> [Problem] The records below must be copied in full; omit the images.

> [Working data]
———

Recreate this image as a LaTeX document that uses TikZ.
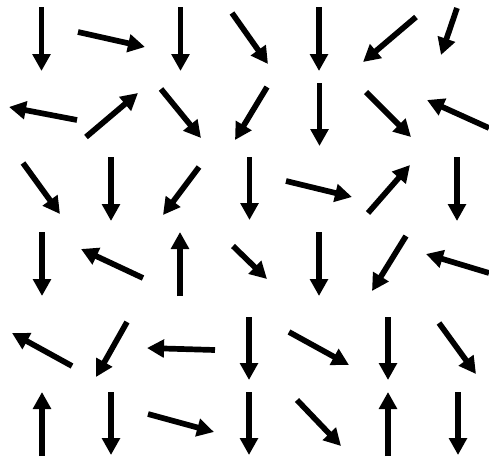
\documentclass[tikz,border=0pt]{standalone}
\usetikzlibrary{arrows.meta}
\begin{document}
\begin{tikzpicture}[x=1pt,y=-1pt,
  vec/.style={line width=5.7pt,-{Triangle[length=17pt,width=17.5pt]}}]
\useasboundingbox (0,0) rectangle (489,461);
\foreach \i/\a/\b/\c/\d in {
 % row 1
 a1/41.5/7/41.5/71, a2/78/32/145/47, a3/180.5/7/180.5/71, a4/232/13/268/64,
 a5/319/7/319/71, a6/416/17/363/62, a7/457/8/441/55,
 % row 2
 b1/77/120/9/107, b2/86/137/138/93, b3/161/89/201/138, b4/267/87/235/140,
 b5/319.5/83/319.5/146, b6/366/92/411/137, b7/489/128/427/100,
 % row 3
 c1/23/163/60/214, c2/111/157/111/221, c3/199/167/163/215, c4/249.5/157/249.5/220,
 c5/286/181/352/197, c6/368/213/410/165, c7/457/157/457/221,
 % row 4
 d1/42/232/42/296, d2/143/278/81/249, d3/180/296/180/232, d4/233/246/267/279,
 d5/319/232/319/296, d6/406/236/372/291, d7/489/273/426/254,
 % row 5
 e1/72/366/12/333, e2/127/322/96/377, e3/215/350/147/348, e4/249/317/249/380,
 e5/289/332/349/365, e6/388/317/388/380, e7/439/323/476/374,
 % row 6
 f1/42/456/42/392, f2/111/392/111/455, f3/148/414/214/432, f4/249/392/249/455,
 f5/297/400/341/446, f6/388/456/388/392, f7/458/392/458/455}
{
  \coordinate (t\i) at (\a,\b);
  \coordinate (h\i) at (\c,\d);
  \draw[vec] (t\i) -- (h\i);
}
\end{tikzpicture}
\end{document}
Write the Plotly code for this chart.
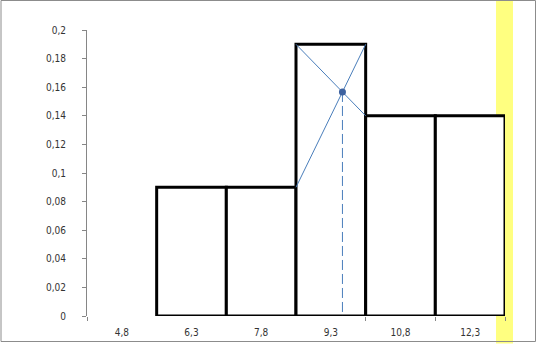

———

> [Written solution]
Recreate this image as a LaTeX document that uses TikZ.
\documentclass[tikz,border=0pt]{standalone}
\usetikzlibrary{arrows.meta}
\begin{document}
\begin{tikzpicture}[x=1pt,y=-1pt,
  vec/.style={line width=5.7pt,-{Triangle[length=17pt,width=17.5pt]}}]
\useasboundingbox (0,0) rectangle (489,461);
\foreach \i/\a/\b/\c/\d in {
 % row 1
 a1/41.5/7/41.5/71, a2/78/32/145/47, a3/180.5/7/180.5/71, a4/232/13/268/64,
 a5/319/7/319/71, a6/416/17/363/62, a7/457/8/441/55,
 % row 2
 b1/77/120/9/107, b2/86/137/138/93, b3/161/89/201/138, b4/267/87/235/140,
 b5/319.5/83/319.5/146, b6/366/92/411/137, b7/489/128/427/100,
 % row 3
 c1/23/163/60/214, c2/111/157/111/221, c3/199/167/163/215, c4/249.5/157/249.5/220,
 c5/286/181/352/197, c6/368/213/410/165, c7/457/157/457/221,
 % row 4
 d1/42/232/42/296, d2/143/278/81/249, d3/180/296/180/232, d4/233/246/267/279,
 d5/319/232/319/296, d6/406/236/372/291, d7/489/273/426/254,
 % row 5
 e1/72/366/12/333, e2/127/322/96/377, e3/215/350/147/348, e4/249/317/249/380,
 e5/289/332/349/365, e6/388/317/388/380, e7/439/323/476/374,
 % row 6
 f1/42/456/42/392, f2/111/392/111/455, f3/148/414/214/432, f4/249/392/249/455,
 f5/297/400/341/446, f6/388/456/388/392, f7/458/392/458/455}
{
  \coordinate (t\i) at (\a,\b);
  \coordinate (h\i) at (\c,\d);
  \draw[vec] (t\i) -- (h\i);
}
\end{tikzpicture}
\end{document}
Write the Plotly code for this chart.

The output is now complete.